The Blog

Our regular round-up of news items for you.

This week we look at the new Homes for Ukraine scheme launching as well as analysing reports regarding the Private rented sector on energy efficiency, tenant satisfaction and sector reforms.

Homes For Ukraine Scheme Launched

This week, the Government has launched the Homes for Ukraine scheme, which offers financial incentives for homeowners to take in refugees from Ukraine.

The scheme website writes that someone will be eligible for the scheme if they are a Ukrainian national or the immediate family member of a Ukrainian national, and were resident in Ukraine prior to 1 January 2022. The scheme will offer refuges up to three years to work and live in the UK.

The Scheme will offer anyone willing to house refugees £350 per month. The accommodation offered must be available for a minimum of six months and will be subject to checks.

Many landlords first hearing about this scheme were worried for a variety of reasons, such as how will this affect HMO applications, council tax and other forms of benefit. Whilst it was not expressed in the scheme FAQ (located here), when the Secretary of State gave his statement to the House of Commons on March 14, he expressly said the money was tax-free and would not affect the council tax or welfare benefits position.

However, questions surrounding HMO applications and whether taking in a refugee would alter a property’s status, have yet to be answered.  An article about this issue and other legal pitfalls was written, which can be found here.  An article on the Nearly Legal site also looks at various problematic issues.

Property owners can register their interest in the scheme which will be receiving visa applications on March 18 here.

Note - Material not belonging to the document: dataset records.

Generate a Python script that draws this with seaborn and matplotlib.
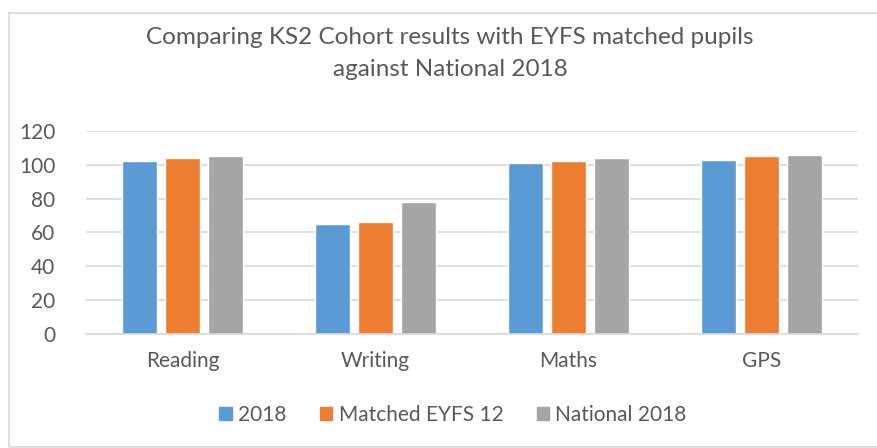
import pandas as pd
import seaborn as sns
import matplotlib
matplotlib.use("Agg")
import matplotlib.pyplot as plt
from matplotlib.patches import Rectangle

subjects = ["Reading", "Writing", "Maths", "GPS"]
series = ["2018", "Matched EYFS 12", "National 2018"]
cohort_2018 = [102, 65, 101, 103]
matched_eyfs = [104, 66.5, 102, 105]
national_2018 = [105, 78, 104, 106]
y_ticks = [0, 20, 40, 60, 80, 100, 120]

df = pd.DataFrame({"subject": subjects, "2018": cohort_2018,
                   "Matched EYFS 12": matched_eyfs, "National 2018": national_2018})
plot_df = df.melt(id_vars="subject", var_name="series", value_name="score")

sns.set_style("white")
plt.rcParams["font.family"] = ["Lato", "DejaVu Sans"]
text_col = "#595959"

fig = plt.figure(figsize=(8.78, 4.48), dpi=100)
ax = fig.add_axes([86 / 878, 1 - 334 / 448, (858 - 86) / 878, (334 - 131) / 448])

sns.barplot(data=plot_df, x="subject", y="score", hue="series", hue_order=series,
            palette=["#5B9BD5", "#ED7D31", "#A5A5A5"], width=0.67, gap=0.2,
            saturation=1, ax=ax, legend=False)

ax.set_ylim(0, 120)
ax.set_yticks(y_ticks)
ax.set_xlim(-0.5, 3.5)
ax.yaxis.grid(True, color="#D9D9D9", linewidth=1.2)
ax.set_axisbelow(True)
for side in ["top", "right", "left"]:
    ax.spines[side].set_visible(False)
ax.spines["bottom"].set_color("#D9D9D9")
ax.spines["bottom"].set_linewidth(1.2)
ax.tick_params(axis="both", length=0, colors=text_col, labelsize=15)
ax.tick_params(axis="x", pad=12)
ax.tick_params(axis="y", pad=22)
ax.set_xlabel("")
ax.set_ylabel("")

cx = 450 / 878
fig.text(cx, 1 - 37 / 448, "Comparing KS2 Cohort results with EYFS matched pupils",
         ha="center", va="center", fontsize=17.5, color=text_col)
fig.text(cx, 1 - 70 / 448, "against National 2018",
         ha="center", va="center", fontsize=17.5, color=text_col)

handles = [Rectangle((0, 0), 1, 1, color=c) for c in ["#5B9BD5", "#ED7D31", "#A5A5A5"]]
fig.legend(handles, series, loc="center", bbox_to_anchor=(453 / 878, 1 - 415 / 448), ncol=3,
           frameon=False, fontsize=15, labelcolor=text_col, handlelength=0.6,
           handleheight=0.6, handletextpad=0.3, columnspacing=1.6)

fig.add_artist(Rectangle((9 / 878, 0.003), 1.2, 1 - 13 / 448 - 0.003, transform=fig.transFigure,
                         fill=False, edgecolor="#D9D9D9", linewidth=1.2))

fig.savefig("out.png", dpi=100)
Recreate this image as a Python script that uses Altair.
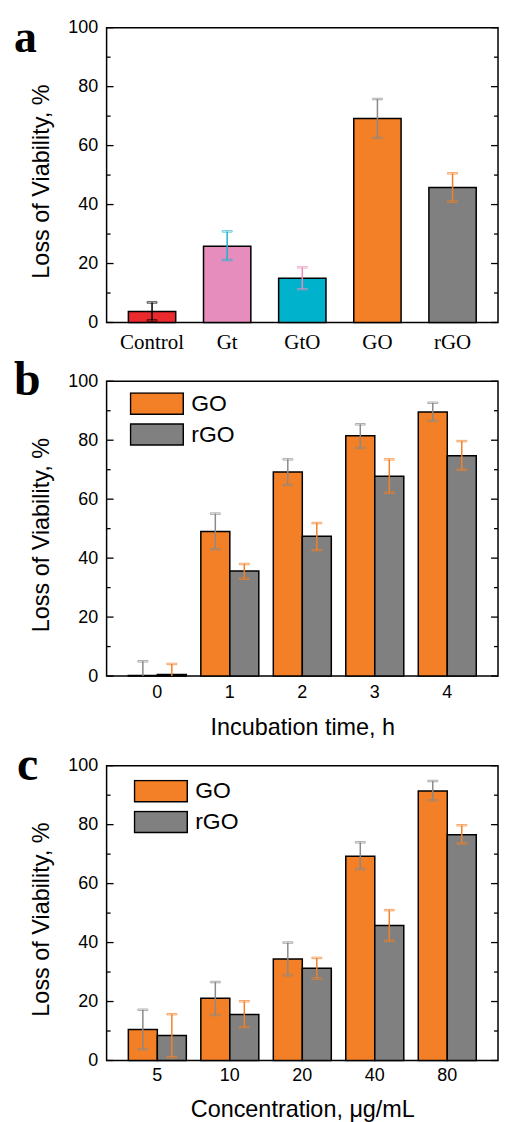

On day one over 100,000 Brits signed up to the scheme – which is a very different attitude to ‘letting foreigners into the country’ than that expressed in the Brexit arguments.  How long will it last I wonder?  It would be nice to think that xenophobia is on the way out …

Labour MP launches: ‘First Homes, Not Second Homes’ campaign

This week, the Labour MP  for Plymouth Sutton and Devonport Luke Pollard has launched his new campaign in hopes of remedying the effects of the housing supply crisis in the south west of England.  There is a Facebook group here.

Pollard argues that the surge of homes being brought as second properties, either for short term lets or Airbnb’s has ‘turbo-charged the housing crisis’, especially in the west country, which has some of the highest housing costs and lowest wages.

The manifesto includes the following policies:

  • Councils to be given the ability to progressively raise taxes on holiday lets and unused second homes, up to a quadrupling of council tax if the property remains unused.
  • A licensing regime for second homes, Airbnbs and holiday lets
  • Commitment to build affordable homes and social housing across the south west with a priority for local people

Over half of landlords believe that EPC rules will force increasing rent

This week Shawbrook bank in their ‘confronting the EPC challenge report’ identified that over half of the landlord respondents said that they will pass some of the costs for the improvements onto the tenants in the form of increased rental prices.

Landlords in the report believe that on average it will cost around £5,900 to improve their properties, though landlords who have already purchased upgrades have spent on average £8,900. Shawbrook also worryingly noted that wider issues such as market forces and material shortages may increase this cost.

Emma Cox, managing director of real estate at Shawbrook banks said:

While work needs to be carried out quickly to prevent any void periods during a tenancy, having a clear plan in place as to how they will fund any necessary works is crucial. Our research has shown that landlords may be underestimating the costs involved, leaving them open to unexpected bills

The full report can be found here.

New Survey reveals most tenants are happy with their homes and landlords

A survey brought out this week by the think tank The Social Market Foundation has revealed that a majority of tenants are happy in their accommodation and with their landlords.

81% of responding tenants said they are happy with their accommodation while 85% are satisfied with their landlord.

One worrying statistic which landlords may take note of is the increase in older people renting: the SMF predict that landlords will see the average age of tenants rising. By 2035, more than half of private renting households are likely to include someone aged 45 or older, the SMF forecasts. This is worrying considering the problems already with supply within the PRS.

The full report can be located here.

The report suggests improvement in the following four areas:

  • Increasing the stability of tenancy agreements – to achieve this, the report recommends that tenancy agreements have a minimum fixed term of twenty four months.
  • Giving renters more control over their homes – This would include making it easier for tenants to bring in pets and make changes to the décor and furniture
  • Increase the accountability of landlords – This would be done by a scheme which would enable tenants to individually rate their landlords.
  • Improve the standards of private rented properties – offer landlords tax incentives to make property improvements which would include energy efficiency.

Whilst the idea of tax breaks for property improvements especially regarding energy efficiency is an idea that should be discussed further, the other suggestions seem a lot more problematic.